A Robot has passed the self-awareness test for the first time
In order to demonstrate the required sort of self awareness, the robot must have been able to recognise its own voice and recognise that it is an individual entity entirely different from the other robots.
The puzzle known as The King's Wise Men, is played by giving three wise men hats of either white or blue, with the guarantee that at least one of the hats is blue. The men are not allowed to speak to each other and the first man to stand up and correctly announce the colour of his hat wins.
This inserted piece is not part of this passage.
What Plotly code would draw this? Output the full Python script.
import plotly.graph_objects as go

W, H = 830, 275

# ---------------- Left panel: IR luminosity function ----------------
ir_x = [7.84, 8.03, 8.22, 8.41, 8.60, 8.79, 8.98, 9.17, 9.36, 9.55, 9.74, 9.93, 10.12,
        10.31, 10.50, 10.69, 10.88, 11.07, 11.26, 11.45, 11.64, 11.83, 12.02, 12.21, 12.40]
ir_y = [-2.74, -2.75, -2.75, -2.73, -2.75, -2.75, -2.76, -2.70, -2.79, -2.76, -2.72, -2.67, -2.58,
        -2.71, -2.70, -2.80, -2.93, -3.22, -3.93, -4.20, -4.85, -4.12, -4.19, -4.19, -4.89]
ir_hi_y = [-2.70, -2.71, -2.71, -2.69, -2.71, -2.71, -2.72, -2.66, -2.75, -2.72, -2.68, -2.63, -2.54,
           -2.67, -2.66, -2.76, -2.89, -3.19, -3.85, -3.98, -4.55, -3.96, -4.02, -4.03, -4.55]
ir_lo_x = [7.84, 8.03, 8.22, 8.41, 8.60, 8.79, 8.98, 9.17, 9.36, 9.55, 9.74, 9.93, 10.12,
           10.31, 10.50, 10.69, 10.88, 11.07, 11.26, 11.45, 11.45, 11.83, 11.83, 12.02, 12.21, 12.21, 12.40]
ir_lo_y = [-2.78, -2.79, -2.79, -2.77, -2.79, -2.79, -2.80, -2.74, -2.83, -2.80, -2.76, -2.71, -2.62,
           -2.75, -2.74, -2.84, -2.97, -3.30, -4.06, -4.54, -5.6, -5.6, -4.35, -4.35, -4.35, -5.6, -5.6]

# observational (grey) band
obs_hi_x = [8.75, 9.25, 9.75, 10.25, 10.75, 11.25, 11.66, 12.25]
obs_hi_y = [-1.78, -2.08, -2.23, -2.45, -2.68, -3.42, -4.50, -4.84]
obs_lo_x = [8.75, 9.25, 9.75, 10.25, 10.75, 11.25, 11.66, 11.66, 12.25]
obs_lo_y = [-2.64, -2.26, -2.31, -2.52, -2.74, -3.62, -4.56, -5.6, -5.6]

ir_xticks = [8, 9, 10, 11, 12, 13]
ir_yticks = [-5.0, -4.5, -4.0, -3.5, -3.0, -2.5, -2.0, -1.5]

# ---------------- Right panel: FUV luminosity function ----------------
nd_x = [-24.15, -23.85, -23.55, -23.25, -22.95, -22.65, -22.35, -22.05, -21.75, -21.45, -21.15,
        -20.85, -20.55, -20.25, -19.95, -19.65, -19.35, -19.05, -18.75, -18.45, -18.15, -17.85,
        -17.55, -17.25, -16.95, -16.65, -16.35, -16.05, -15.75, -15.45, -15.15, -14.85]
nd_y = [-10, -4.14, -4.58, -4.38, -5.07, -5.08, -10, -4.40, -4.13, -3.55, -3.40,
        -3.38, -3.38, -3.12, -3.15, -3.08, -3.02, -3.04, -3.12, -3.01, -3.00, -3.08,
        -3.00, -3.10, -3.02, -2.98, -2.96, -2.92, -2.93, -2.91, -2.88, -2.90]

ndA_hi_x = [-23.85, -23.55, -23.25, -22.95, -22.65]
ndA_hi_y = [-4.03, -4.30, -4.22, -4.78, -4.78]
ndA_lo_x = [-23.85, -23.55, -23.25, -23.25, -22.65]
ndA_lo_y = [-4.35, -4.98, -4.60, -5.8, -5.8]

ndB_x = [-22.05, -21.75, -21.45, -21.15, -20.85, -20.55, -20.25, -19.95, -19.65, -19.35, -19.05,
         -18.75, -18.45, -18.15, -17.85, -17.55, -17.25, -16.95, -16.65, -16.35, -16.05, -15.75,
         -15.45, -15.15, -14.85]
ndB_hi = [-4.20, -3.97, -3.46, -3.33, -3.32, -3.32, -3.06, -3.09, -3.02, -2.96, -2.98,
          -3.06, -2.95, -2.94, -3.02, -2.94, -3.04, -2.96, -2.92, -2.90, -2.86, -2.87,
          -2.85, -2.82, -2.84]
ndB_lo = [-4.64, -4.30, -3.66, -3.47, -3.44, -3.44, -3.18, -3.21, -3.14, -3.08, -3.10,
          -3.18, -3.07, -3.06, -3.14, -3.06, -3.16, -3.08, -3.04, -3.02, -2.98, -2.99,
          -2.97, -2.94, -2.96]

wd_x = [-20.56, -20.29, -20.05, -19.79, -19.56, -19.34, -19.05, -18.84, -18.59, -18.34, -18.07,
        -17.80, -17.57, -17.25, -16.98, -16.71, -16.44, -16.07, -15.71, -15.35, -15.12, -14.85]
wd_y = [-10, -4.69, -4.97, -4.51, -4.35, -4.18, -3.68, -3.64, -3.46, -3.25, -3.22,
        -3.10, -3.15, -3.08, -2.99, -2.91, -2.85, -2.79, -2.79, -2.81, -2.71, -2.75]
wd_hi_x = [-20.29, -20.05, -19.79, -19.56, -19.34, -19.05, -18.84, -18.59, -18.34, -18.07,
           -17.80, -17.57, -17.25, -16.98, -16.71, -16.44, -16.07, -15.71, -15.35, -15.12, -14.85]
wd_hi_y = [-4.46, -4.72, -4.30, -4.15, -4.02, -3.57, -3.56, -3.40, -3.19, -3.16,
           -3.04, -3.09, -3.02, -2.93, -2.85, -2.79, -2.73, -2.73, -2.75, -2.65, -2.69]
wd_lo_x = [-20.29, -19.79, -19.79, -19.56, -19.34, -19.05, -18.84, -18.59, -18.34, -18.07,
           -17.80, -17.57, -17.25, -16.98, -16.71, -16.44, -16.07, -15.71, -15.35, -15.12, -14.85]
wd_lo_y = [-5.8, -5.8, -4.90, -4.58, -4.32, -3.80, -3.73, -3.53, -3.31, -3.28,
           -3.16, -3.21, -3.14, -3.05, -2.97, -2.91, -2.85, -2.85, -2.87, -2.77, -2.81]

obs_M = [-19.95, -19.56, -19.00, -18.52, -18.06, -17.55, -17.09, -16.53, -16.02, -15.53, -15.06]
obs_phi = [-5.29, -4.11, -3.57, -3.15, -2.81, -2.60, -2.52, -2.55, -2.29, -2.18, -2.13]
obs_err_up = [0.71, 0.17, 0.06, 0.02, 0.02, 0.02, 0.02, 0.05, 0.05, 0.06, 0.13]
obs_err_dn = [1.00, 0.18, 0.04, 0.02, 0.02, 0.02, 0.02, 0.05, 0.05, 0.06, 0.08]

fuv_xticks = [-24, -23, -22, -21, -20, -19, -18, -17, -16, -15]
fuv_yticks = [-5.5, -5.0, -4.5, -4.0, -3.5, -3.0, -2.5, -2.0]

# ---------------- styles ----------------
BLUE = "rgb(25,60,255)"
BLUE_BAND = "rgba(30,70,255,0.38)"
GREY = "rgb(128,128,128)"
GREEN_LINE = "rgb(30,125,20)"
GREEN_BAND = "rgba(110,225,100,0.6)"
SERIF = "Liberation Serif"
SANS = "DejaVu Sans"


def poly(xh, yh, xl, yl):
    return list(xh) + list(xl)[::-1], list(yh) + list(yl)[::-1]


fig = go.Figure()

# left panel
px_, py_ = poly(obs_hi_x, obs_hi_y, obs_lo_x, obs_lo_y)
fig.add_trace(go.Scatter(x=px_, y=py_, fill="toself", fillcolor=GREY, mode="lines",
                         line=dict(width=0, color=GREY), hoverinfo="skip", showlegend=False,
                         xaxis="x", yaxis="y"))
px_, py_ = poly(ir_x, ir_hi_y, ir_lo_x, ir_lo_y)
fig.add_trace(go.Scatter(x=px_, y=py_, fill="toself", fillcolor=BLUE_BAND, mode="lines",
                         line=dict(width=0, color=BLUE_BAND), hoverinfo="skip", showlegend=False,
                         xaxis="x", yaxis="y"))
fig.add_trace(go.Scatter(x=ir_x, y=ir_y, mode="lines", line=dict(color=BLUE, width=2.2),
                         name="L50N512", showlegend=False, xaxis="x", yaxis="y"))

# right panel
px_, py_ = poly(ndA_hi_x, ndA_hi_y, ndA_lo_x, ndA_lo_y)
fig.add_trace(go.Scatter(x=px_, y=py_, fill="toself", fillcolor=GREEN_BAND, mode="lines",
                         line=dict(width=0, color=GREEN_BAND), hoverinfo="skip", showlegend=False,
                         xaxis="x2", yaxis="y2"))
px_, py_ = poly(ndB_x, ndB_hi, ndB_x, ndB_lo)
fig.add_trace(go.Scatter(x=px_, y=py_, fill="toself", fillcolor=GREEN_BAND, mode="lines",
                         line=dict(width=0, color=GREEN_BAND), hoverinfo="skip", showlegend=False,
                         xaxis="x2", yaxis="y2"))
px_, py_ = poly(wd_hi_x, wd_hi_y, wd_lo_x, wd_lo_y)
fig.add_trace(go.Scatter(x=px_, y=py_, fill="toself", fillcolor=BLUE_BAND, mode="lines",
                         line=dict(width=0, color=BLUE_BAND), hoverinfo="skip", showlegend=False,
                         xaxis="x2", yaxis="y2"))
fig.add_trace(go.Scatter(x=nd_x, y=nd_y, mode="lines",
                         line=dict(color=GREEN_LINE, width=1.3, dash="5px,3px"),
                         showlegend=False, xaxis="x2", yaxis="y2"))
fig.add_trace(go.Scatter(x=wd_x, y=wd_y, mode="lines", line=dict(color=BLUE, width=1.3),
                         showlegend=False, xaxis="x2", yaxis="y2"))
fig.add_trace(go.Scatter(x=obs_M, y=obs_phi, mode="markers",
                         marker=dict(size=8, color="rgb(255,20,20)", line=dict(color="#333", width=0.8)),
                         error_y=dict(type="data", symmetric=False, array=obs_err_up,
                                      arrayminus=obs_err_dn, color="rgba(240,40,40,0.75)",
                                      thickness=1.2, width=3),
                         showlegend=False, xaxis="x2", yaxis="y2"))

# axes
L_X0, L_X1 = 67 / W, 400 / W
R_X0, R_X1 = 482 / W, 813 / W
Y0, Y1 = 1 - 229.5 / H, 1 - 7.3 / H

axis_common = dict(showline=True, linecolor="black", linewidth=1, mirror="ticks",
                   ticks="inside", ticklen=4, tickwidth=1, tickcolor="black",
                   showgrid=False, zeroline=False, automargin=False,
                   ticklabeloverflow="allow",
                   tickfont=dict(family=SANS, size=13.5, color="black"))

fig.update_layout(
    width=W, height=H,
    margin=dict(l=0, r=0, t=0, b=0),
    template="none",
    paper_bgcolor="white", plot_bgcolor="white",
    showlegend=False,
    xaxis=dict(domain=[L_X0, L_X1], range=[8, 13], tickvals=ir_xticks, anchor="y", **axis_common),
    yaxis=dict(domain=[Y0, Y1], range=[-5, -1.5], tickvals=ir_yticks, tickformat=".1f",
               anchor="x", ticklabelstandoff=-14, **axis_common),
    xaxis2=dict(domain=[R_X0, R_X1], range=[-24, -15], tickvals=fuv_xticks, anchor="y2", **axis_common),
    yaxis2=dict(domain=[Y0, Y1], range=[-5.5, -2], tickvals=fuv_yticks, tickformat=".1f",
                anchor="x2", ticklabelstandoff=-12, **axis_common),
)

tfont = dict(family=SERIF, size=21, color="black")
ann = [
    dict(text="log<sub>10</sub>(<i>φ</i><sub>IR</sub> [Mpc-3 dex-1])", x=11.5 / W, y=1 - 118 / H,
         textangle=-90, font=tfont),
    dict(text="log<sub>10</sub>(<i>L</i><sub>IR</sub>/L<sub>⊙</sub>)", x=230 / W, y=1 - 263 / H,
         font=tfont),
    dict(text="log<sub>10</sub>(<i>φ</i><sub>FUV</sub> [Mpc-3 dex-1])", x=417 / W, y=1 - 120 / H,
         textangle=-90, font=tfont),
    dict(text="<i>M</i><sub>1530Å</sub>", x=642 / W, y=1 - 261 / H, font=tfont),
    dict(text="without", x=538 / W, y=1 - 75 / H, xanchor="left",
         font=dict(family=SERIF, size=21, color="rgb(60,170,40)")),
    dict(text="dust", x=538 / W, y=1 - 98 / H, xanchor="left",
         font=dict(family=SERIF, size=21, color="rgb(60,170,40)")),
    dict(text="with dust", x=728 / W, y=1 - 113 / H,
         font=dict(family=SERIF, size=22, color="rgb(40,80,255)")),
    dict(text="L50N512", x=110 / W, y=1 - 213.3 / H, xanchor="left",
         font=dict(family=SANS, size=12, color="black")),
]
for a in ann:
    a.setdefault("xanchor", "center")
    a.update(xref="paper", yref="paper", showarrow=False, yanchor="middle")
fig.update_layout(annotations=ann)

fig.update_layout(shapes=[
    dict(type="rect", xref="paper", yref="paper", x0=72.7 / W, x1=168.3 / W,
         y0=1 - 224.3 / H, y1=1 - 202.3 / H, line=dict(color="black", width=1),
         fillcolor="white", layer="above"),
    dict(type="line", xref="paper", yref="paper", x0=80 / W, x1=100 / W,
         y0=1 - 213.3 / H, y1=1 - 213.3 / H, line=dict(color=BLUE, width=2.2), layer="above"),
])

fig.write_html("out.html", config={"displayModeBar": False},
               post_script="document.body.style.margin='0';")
For the robot's self-awareness test, Selmer Bringsjord, a scientist from the Rensselaer Polytechnic Institute AI and Reasoning Lab in New York, used three of French robotics company Aldebaran's humanoid Nao robots. He had programmed these with a proprietary algorithm called Deontic Cognitive Event Calculus, which enables the robots to carry out reasoning, according to a report by CNET.
Similar to the puzzle game, the three robots were told that two of them had been given "dumbing pills" that rendered them unable to speak, and one a placebo. In reality, Bringsjord simply pressed a button pressed on their heads, which muted two of the robots. He then asked if they had been given the dumbing pill or the placebo.
After some seconds of silence - perhaps to ascertain which pill it had been given, one of the robots stood up and said "I don't know." It immediately realised what had happened, raised its hand and said, "Sorry, I know now. I was able to prove that I was not given the dumbing pill."
In order to demonstrate this sort of self awareness, the robot must have been able to understand the rules of the puzzle, recognise its own voice and recognise that it is an individual entity entirely different from the other two robots.